A certificate signed by a garda dealing with evidence of arrest, charge and caution of an accused person may be admitted by the District Court without the judge having to be satisfied the person was not arrested on a warrant, the Supreme Court decided yesterday.
In a decision expected to reduce the amount of Garda time spent on preliminary court procedures, the court said this was the proper interpretation of Section 6.1 of the Criminal Justice Miscellaneous Provisions Act 1997.
It overturned a High Court decision, dealing with a legal issue referred by a district court judge, which said the prosecution must prove that a person was not arrested under warrant before the Garda certificate could be admissible.

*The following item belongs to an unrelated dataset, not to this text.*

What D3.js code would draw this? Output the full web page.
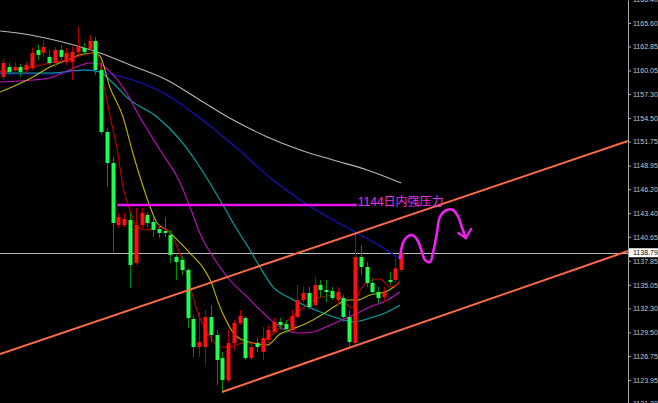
<!DOCTYPE html>
<html><head><meta charset="utf-8">
<script src="https://cdn.jsdelivr.net/npm/d3@7"></script>
<style>html,body{margin:0;padding:0;background:#000;overflow:hidden}svg{display:block}</style>
</head><body>
<svg id="c" width="658" height="403"></svg>
<script>
// ---- candle data (OHLC) ----
const opens = [1159.30,1160.46,1160.12,1160.46,1160.12,1160.35,1162.45,1162.10,1161.64,1160.93,1162.45,1161.05,1161.05,1162.22,1162.69,1162.57,1163.50,1160.12,1152.88,1149.26,1142.03,1142.03,1142.61,1137.60,1142.03,1143.20,1142.38,1141.56,1141.33,1140.86,1138.30,1137.95,1136.78,1131.06,1127.79,1127.79,1131.29,1129.19,1126.50,1123.94,1128.26,1130.59,1131.18,1126.50,1128.26,1127.21,1128.61,1129.54,1130.71,1130.47,1129.78,1131.29,1133.28,1134.09,1132.69,1135.03,1134.44,1134.33,1133.28,1133.51,1131.29,1128.26,1138.30,1137.13,1135.26,1134.21,1133.63,1135.61,1135.61,1136.78];
const highs = [1161.28,1160.93,1161.05,1160.81,1161.05,1162.69,1163.04,1163.62,1162.45,1162.80,1163.04,1162.69,1162.80,1165.13,1163.27,1164.20,1163.97,1161.05,1153.34,1149.96,1143.43,1143.43,1143.43,1144.01,1144.01,1143.55,1142.96,1142.03,1142.96,1141.45,1138.53,1138.41,1137.02,1131.53,1131.88,1132.11,1132.69,1129.78,1127.21,1129.78,1130.94,1132.11,1131.41,1128.26,1128.84,1130.12,1130.36,1131.18,1131.18,1130.94,1132.11,1135.03,1134.79,1134.79,1135.96,1135.61,1135.61,1134.79,1134.79,1133.86,1132.11,1141.21,1139.69,1137.72,1135.84,1134.79,1134.79,1136.54,1138.18,1139.69];
const lows = [1158.95,1159.54,1159.77,1159.30,1159.77,1160.12,1161.28,1161.52,1160.70,1160.46,1161.28,1160.70,1158.95,1161.87,1161.87,1162.33,1159.54,1152.53,1146.46,1138.88,1141.68,1141.80,1134.67,1137.37,1141.68,1141.80,1140.63,1140.51,1140.63,1137.60,1135.61,1136.20,1130.01,1126.62,1126.62,1125.69,1128.38,1123.36,1122.54,1123.71,1127.44,1130.36,1126.27,1126.27,1127.21,1126.27,1128.26,1129.31,1129.78,1129.43,1129.43,1131.18,1132.93,1132.23,1132.46,1133.63,1133.04,1133.28,1132.69,1130.71,1127.79,1128.03,1136.20,1134.79,1133.86,1132.93,1133.04,1135.03,1135.26,1136.54];
const closes = [1160.93,1159.89,1160.46,1159.89,1160.70,1162.10,1161.87,1162.80,1160.93,1162.45,1161.64,1162.10,1162.22,1162.80,1162.22,1163.50,1160.12,1152.88,1149.26,1142.26,1142.96,1142.73,1137.37,1142.03,1143.43,1142.26,1141.45,1141.10,1141.10,1138.53,1137.72,1136.78,1131.18,1127.79,1128.38,1131.29,1129.19,1126.27,1123.94,1128.26,1130.59,1131.41,1126.50,1127.79,1127.79,1128.84,1129.78,1130.71,1130.36,1129.89,1131.41,1133.28,1134.09,1132.46,1135.03,1134.44,1134.21,1133.51,1134.21,1131.29,1128.38,1138.30,1137.13,1135.26,1134.21,1133.51,1134.21,1135.38,1136.96,1138.79];

// ---- moving averages: [bar index, price] ----
const maGray = [[-0.5,1164.66],[4.7,1164.20],[11.6,1163.15],[16.8,1162.10],[22.5,1160.58],[28.4,1158.95],[34.1,1156.62],[39.9,1154.28],[45.8,1152.30],[51.5,1150.78],[57.2,1149.61],[63.1,1148.45],[69,1146.93]];
const maBlue = [[-0.5,1159.65],[8.1,1159.65],[14.6,1160.12],[16.8,1159.88],[22.5,1158.95],[28.4,1157.20],[34.1,1154.51],[39.9,1151.36],[46.8,1147.28],[51.5,1144.95],[57.2,1142.61],[61,1141.21],[65.9,1139.34],[68.8,1138.06]];
const maCyan = [[-0.5,1159.76],[8.1,1159.76],[13.9,1160.12],[16.8,1159.88],[18.5,1158.95],[22,1156.62],[26.7,1154.63],[30.7,1151.95],[34.1,1148.80],[37.6,1144.95],[40.6,1141.45],[42.8,1139.11],[44.5,1137.13],[46.8,1134.79],[49.7,1133.51],[53.7,1132.23],[57.9,1131.18],[60.7,1130.71],[63.6,1131.18],[66.6,1131.88],[68.8,1132.69]];
const maMagenta = [[-0.5,1158.71],[5.2,1158.95],[8.1,1159.18],[11.1,1160.00],[15.1,1160.93],[16.8,1160.81],[18.2,1160.12],[21.1,1157.78],[23.7,1154.63],[27.2,1150.78],[30.7,1146.93],[32.4,1144.13],[34.1,1141.10],[36.4,1138.29],[39.3,1135.61],[42.3,1133.63],[45.1,1131.76],[48,1130.12],[51,1129.43],[53.7,1129.54],[56.7,1130.36],[60.7,1131.53],[63.6,1132.46],[66.6,1133.28],[68.8,1134.21]];
const maYellow = [[-0.5,1157.55],[5.2,1159.30],[8.1,1160.46],[11.1,1161.28],[13.9,1161.98],[15.9,1162.10],[16.8,1161.75],[18.5,1158.13],[20.8,1154.63],[22.5,1150.43],[24.3,1146.46],[25.5,1144.13],[26.7,1142.26],[28.4,1141.45],[30.2,1140.28],[32.4,1138.76],[34.7,1137.01],[35.9,1135.61],[37.6,1132.46],[40.6,1128.96],[43.3,1128.26],[45.8,1128.03],[48,1129.31],[49.7,1129.78],[52.7,1130.59],[54.9,1131.41],[57.9,1132.69],[59.6,1133.28],[61.4,1133.28],[63.6,1133.86],[66.6,1134.33],[68.8,1135.38]];
const maRed = [[-0.5,1159.90],[5.2,1160.45],[8.1,1160.93],[11.1,1161.28],[13.9,1161.87],[16.3,1162.10],[17.3,1158.95],[18.5,1154.86],[19.8,1150.78],[20.8,1146.46],[22,1143.78],[23.2,1141.80],[25,1141.45],[26.7,1141.80],[28.4,1141.45],[30.2,1139.46],[31.9,1136.19],[33.6,1132.11],[35.9,1128.96],[37.6,1127.79],[39.3,1127.79],[41.6,1128.26],[44.5,1128.26],[46.3,1129.07],[48.5,1130.36],[52,1132.34],[54.4,1133.51],[57.9,1133.86],[59.6,1132.69],[60.5,1132.34],[61.9,1134.44],[63.6,1135.49],[65.3,1135.73],[67.1,1134.79],[68.8,1135.38]];

// ---- price axis ----
const priceTicks = [1168.40,1165.60,1162.85,1160.05,1157.30,1154.50,1151.75,1148.95,1146.20,1143.40,1140.65,1137.85,1135.05,1132.30,1129.50,1126.75,1123.95,1121.20];
const lastPrice = 1138.79;

// ---- annotations ----
const channelUpper = [[-0.52,1126.97],[108.3,1151.83]];
const channelLower = [[37.95,1122.54],[108.3,1138.99]];
const resistancePrice = 1144.35;
const resistanceSpan = [19.8, 61.3];
const resistanceLabel = "1144日内强压力";
const forecastPath = [[68.8,1138.18],[69.3,1139.93],[70.0,1140.63],[70.9,1140.86],[71.8,1140.28],[72.6,1138.88],[73.1,1137.95],[74.0,1137.71],[74.5,1138.76],[75.2,1141.10],[75.7,1142.96],[76.9,1143.78],[78.0,1143.78],[78.9,1142.96],[79.5,1141.80],[80.2,1140.51]];
const forecastArrow = [[78.9,1141.10],[80.2,1140.51],[81.1,1141.56]];

const W = 658, H = 403, PW = 628;
const svg = d3.select("#c");
svg.append("rect").attr("width",W).attr("height",H).attr("fill","#000");
const x = d3.scaleLinear().domain([-0.52,108.3]).range([0,PW]);
const y = d3.scaleLinear().domain([1121.26,1168.28]).range([H,0]);

svg.append("clipPath").attr("id","clip").append("rect").attr("width",PW).attr("height",H);
const plot = svg.append("g").attr("clip-path","url(#clip)");

// current price line
plot.append("line").attr("x1",0).attr("x2",PW)
  .attr("y1",Math.round(y(lastPrice))+0.5).attr("y2",Math.round(y(lastPrice))+0.5)
  .attr("stroke","#bcbcbc").attr("stroke-width",1);

// moving averages
const line = d3.line().x(d=>x(d[0])).y(d=>y(d[1])).curve(d3.curveMonotoneX);
const mas = [[maGray,"#b8b8b8"],[maBlue,"#1414c8"],[maCyan,"#00a8a8"],[maMagenta,"#c010c0"],[maYellow,"#c0b400"],[maRed,"#c00000"]];
mas.forEach(([data,color])=>{
  plot.append("path").attr("d",line(data)).attr("fill","none").attr("stroke",color).attr("stroke-width",1.1);
});

// candles
const candles = d3.range(opens.length).map(i=>({i,o:opens[i],h:highs[i],l:lows[i],c:closes[i]}));
const cg = plot.append("g");
cg.selectAll("line").data(candles).join("line")
  .attr("x1",d=>Math.round(x(d.i))+0.5).attr("x2",d=>Math.round(x(d.i))+0.5)
  .attr("y1",d=>y(d.h)).attr("y2",d=>y(d.l))
  .attr("stroke",d=>d.c>=d.o?"#b00000":"#008a00").attr("stroke-width",1);
cg.selectAll("rect").data(candles).join("rect")
  .attr("x",d=>Math.round(x(d.i))-1.5).attr("width",4)
  .attr("y",d=>y(Math.max(d.o,d.c)))
  .attr("height",d=>Math.max(1,Math.abs(y(d.o)-y(d.c))))
  .attr("fill",d=>d.c>=d.o?"#ff1010":"#1cff50");

// channel lines
const straight = d3.line().x(d=>x(d[0])).y(d=>y(d[1]));
[channelUpper,channelLower].forEach(c=>{
  plot.append("path").attr("d",straight(c)).attr("stroke","#ff6a48").attr("stroke-width",2).attr("fill","none");
});

// resistance line + label
plot.append("line").attr("x1",x(resistanceSpan[0])).attr("x2",x(resistanceSpan[1]))
  .attr("y1",y(resistancePrice)).attr("y2",y(resistancePrice))
  .attr("stroke","#ee10ee").attr("stroke-width",2.5);
plot.append("text").attr("x",x(resistanceSpan[1])+1).attr("y",y(resistancePrice)+0.5)
  .attr("fill","#f030f0").attr("font-size","12px")
  .attr("font-family","'Liberation Sans','Noto Sans CJK SC',sans-serif")
  .text(resistanceLabel);

// forecast wave
const wave = d3.line().x(d=>x(d[0])).y(d=>y(d[1])).curve(d3.curveCatmullRom);
plot.append("path").attr("d",wave(forecastPath)).attr("fill","none")
  .attr("stroke","#f020f0").attr("stroke-width",2.6).attr("stroke-linecap","round").attr("stroke-linejoin","round");
plot.append("path").attr("d",straight(forecastArrow)).attr("fill","none")
  .attr("stroke","#f020f0").attr("stroke-width",2.4).attr("stroke-linecap","round").attr("stroke-linejoin","round");

// price axis
const axis = d3.axisRight(y).tickValues(priceTicks).tickFormat(d3.format(".2f")).tickSize(3).tickSizeOuter(0).tickPadding(2);
const ag = svg.append("g").attr("transform",`translate(${PW},0)`).call(axis);
ag.select(".domain").attr("stroke","#a8a8a8");
ag.selectAll(".tick line").attr("stroke","#a8a8a8");
ag.selectAll(".tick text").attr("fill","#c8c8c8").attr("font-size","7px").attr("font-family","'Liberation Sans',Arial,sans-serif");

// last price marker
const ly = y(lastPrice);
svg.append("rect").attr("x",PW+1).attr("y",ly-4.5).attr("width",W-PW-1).attr("height",9).attr("fill","#fff");
svg.append("text").attr("x",PW+5).attr("y",ly).attr("dy","0.35em").attr("fill","#000")
  .attr("font-size","7px").attr("font-family","'Liberation Sans',Arial,sans-serif").text(d3.format(".2f")(lastPrice));
</script>
</body></html>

In her judgment, Mrs Justice Denham said Section 6 was introduced to enable evidence of arrest, charge and caution to be given by certificate if the accused was arrested other than under a warrant. This obviated the necessity of the arresting garda being in court.
If the garda had to be in court to give evidence that the arrest was other than under a warrant before the certificate could be admitted, there was "the absurd result" that the garda was required to be in court to prove their presence was not required.
The case arose after a solicitor argued that before a district court judge could accept evidence of arrest, charge and caution by way of a certificate signed by a garda, the district judge must be satisfied the person has been "arrested otherwise than under a warrant."
Delivering one of the three Supreme Court judgments, Mr Justice O'Flaherty said that a district judge was entitled to assume that persons in authority would act in accordance with what was required to be done by them in obeying the law.
The district judge was also entitled to assume they would not think of bringing a person before the court under the procedure in debate if there was in existence to their knowledge an unexecuted warrant.
Mr Justice O'Flaherty said a person arrested under a warrant would be brought before a court as soon as practicable.
They were dealing with a purely procedural matter, before the holding of a trial. In a case such as that before the district court it would be clear to the district judge that once Section 6 of the 1997 Act was being availed of, it must be that the sergeant at the Garda station would be satisfied that no warrant for the arrest of an accused was in existence.
The other members of the court were Mr Justice Barrington, Mr Justice Keane and Mr Justice Lynch.